What to produce: Everything from the line with "Give me the Plotly source for this chart." through the line with "# Load-settlement diagram" should be repeated exactly, both of those lines included, and nothing else.

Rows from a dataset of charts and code
============================================================

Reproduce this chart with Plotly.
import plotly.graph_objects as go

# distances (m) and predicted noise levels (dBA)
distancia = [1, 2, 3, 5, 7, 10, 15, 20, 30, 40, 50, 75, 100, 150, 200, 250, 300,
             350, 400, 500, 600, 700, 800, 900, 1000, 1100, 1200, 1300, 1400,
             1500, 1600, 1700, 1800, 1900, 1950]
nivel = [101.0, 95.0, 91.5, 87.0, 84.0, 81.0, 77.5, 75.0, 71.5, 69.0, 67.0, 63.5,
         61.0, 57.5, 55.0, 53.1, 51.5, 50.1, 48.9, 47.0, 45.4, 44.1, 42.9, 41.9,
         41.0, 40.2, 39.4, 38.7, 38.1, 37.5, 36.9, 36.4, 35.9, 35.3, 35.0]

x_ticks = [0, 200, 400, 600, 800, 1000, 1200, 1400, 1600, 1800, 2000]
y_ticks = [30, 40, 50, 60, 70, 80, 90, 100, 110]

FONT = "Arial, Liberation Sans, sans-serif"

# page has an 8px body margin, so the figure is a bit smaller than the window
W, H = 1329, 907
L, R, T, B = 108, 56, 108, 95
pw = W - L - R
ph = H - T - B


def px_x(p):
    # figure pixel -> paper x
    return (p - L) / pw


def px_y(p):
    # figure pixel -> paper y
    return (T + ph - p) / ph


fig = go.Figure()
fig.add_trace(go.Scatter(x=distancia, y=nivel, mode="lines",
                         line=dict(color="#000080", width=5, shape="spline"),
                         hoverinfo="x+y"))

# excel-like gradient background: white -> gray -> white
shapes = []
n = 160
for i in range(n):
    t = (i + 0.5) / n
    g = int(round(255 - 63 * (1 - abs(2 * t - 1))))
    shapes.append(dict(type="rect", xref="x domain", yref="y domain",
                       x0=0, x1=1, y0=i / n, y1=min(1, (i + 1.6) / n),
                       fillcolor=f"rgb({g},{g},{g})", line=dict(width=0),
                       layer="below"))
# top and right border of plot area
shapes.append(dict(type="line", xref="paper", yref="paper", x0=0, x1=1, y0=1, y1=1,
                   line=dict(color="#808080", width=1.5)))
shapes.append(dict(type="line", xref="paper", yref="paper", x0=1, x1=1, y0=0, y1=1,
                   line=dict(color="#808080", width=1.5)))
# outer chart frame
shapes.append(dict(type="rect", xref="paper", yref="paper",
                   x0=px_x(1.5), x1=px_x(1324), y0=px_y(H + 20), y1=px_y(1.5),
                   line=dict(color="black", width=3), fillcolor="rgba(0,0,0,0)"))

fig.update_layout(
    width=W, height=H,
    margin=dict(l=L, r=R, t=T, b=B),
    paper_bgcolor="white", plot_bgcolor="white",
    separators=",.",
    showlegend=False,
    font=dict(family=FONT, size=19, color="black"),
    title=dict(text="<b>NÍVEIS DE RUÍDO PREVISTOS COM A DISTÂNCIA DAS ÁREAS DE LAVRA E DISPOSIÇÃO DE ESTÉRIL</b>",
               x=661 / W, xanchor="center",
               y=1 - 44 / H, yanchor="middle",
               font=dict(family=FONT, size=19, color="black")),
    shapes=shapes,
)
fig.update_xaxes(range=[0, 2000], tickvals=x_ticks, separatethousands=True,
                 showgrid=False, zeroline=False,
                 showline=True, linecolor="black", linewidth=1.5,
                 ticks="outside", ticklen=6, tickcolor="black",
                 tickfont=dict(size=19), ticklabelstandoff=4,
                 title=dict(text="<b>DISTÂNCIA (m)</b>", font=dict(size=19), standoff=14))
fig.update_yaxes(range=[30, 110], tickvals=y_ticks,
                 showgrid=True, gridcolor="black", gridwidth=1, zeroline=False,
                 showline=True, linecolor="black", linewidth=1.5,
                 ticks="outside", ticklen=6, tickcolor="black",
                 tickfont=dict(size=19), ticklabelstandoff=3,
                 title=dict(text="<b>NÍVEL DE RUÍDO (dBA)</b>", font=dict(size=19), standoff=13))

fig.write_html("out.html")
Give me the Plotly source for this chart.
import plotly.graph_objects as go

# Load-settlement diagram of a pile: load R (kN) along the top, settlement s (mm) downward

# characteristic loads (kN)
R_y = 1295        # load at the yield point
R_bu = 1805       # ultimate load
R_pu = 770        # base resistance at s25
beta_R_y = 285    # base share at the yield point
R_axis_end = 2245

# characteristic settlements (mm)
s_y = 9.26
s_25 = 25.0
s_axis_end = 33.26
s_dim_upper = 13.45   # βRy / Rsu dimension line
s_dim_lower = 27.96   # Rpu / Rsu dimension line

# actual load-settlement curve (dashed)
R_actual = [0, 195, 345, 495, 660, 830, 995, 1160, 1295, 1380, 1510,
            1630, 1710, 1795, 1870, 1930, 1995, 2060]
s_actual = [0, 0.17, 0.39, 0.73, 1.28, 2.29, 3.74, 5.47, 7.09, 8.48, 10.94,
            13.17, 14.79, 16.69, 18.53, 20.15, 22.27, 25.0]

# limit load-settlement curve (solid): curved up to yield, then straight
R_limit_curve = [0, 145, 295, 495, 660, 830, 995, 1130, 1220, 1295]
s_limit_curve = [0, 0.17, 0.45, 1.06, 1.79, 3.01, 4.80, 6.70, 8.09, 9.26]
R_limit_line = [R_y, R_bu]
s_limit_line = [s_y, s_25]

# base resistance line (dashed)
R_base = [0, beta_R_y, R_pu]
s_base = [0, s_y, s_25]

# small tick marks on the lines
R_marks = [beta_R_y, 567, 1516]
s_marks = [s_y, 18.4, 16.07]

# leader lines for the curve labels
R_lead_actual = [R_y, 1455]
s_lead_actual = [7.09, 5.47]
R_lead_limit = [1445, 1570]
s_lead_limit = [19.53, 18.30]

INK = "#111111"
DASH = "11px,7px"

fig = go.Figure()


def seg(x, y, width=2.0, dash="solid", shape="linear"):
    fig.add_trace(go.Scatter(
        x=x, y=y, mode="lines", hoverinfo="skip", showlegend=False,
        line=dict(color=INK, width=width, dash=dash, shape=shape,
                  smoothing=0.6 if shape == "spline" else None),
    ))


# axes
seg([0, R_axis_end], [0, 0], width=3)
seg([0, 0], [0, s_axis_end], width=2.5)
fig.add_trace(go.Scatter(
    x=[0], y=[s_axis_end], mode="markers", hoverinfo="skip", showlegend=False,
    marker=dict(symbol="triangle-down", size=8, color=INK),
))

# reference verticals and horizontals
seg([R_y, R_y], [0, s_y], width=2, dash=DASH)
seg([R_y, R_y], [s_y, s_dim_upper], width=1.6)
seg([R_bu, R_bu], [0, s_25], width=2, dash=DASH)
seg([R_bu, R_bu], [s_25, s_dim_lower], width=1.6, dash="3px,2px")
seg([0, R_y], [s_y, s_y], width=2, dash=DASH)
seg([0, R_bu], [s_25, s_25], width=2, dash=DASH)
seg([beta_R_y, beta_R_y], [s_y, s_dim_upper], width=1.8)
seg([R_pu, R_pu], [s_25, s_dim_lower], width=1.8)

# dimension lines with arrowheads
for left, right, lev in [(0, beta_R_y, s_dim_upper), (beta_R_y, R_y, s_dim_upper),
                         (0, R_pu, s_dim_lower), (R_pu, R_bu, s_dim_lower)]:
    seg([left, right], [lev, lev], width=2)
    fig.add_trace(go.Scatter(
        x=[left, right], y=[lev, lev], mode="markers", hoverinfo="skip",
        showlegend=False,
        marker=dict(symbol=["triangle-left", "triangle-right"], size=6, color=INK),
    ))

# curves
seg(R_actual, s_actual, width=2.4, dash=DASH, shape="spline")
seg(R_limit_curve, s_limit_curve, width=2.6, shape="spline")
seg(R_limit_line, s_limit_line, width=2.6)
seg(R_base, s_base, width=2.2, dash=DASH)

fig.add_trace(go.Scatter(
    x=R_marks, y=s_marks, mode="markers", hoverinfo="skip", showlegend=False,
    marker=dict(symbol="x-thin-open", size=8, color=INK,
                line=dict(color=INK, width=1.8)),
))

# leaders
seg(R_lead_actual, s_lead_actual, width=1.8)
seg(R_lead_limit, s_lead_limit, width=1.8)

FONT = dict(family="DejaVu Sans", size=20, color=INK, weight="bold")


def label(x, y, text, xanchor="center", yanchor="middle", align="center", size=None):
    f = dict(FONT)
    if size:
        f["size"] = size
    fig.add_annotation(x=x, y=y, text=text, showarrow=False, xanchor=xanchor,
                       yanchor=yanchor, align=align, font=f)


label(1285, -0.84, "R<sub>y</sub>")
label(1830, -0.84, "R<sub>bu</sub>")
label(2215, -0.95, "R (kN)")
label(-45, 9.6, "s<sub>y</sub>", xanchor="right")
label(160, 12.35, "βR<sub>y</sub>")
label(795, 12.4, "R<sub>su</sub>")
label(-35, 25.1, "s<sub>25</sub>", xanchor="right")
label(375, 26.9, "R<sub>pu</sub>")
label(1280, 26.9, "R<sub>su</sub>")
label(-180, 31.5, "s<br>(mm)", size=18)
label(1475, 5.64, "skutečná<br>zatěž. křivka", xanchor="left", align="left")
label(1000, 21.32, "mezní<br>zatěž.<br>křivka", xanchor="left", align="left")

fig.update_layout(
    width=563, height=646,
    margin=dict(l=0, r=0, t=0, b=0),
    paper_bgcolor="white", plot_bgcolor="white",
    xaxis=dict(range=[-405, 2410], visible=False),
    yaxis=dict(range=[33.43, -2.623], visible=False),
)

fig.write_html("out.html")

============================================================

Complete answer:
Give me the Plotly source for this chart.
import plotly.graph_objects as go

# Load-settlement diagram of a pile: load R (kN) along the top, settlement s (mm) downward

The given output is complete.